In 1669, Norway found itself in a precarious monetary situation, deeply entangled with its political union with Denmark. The two kingdoms shared a currency system, but Norway's economy was fundamentally different, being more reliant on the export of raw materials like timber, fish, and metals. This created a persistent trade imbalance, as Norway imported more finished goods than it exported, leading to a chronic drain of silver coinage out of the country. The circulating currency was a chaotic mix of older Danish-Norwegian coins, clipped and worn from use, alongside a flood of low-quality foreign coins, particularly from the German states, which further undermined confidence in the money supply.
The crisis was exacerbated by the policies of the absolute monarch, King Frederick III of Denmark-Norway. To finance costly wars and centralize royal power, the government had repeatedly debased the currency by reducing the silver content in newly minted coins while mandating they have the same face value. This practice, combined with the outflow of full-weight silver, led to severe inflation and a collapse in public trust. By 1669, the disparity between the intrinsic metal value and the nominal value of coins was stark, disrupting trade and causing significant hardship for ordinary people and merchants alike.

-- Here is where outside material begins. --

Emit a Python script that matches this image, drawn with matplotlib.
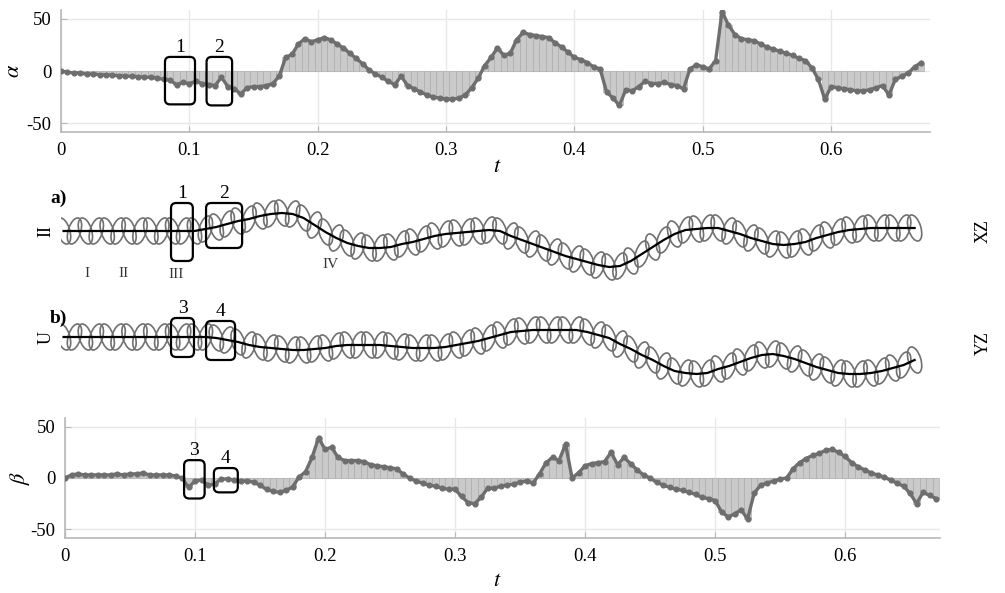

Consequently, 1669 fell within a period of intense monetary experimentation and reform. Just a few years prior, in 1665, the state had attempted a radical re-coinage, and discussions on establishing a national bank were already underway (the Danish-Norwegian
Kurantbanken would be founded in 1736). Therefore, the currency situation in 1669 was one of turmoil and transition, characterized by a weak and unreliable coinage, economic strain from the union with Denmark, and a growing recognition that a fundamental restructuring of the monetary system was urgently needed to stabilize the kingdom's economy.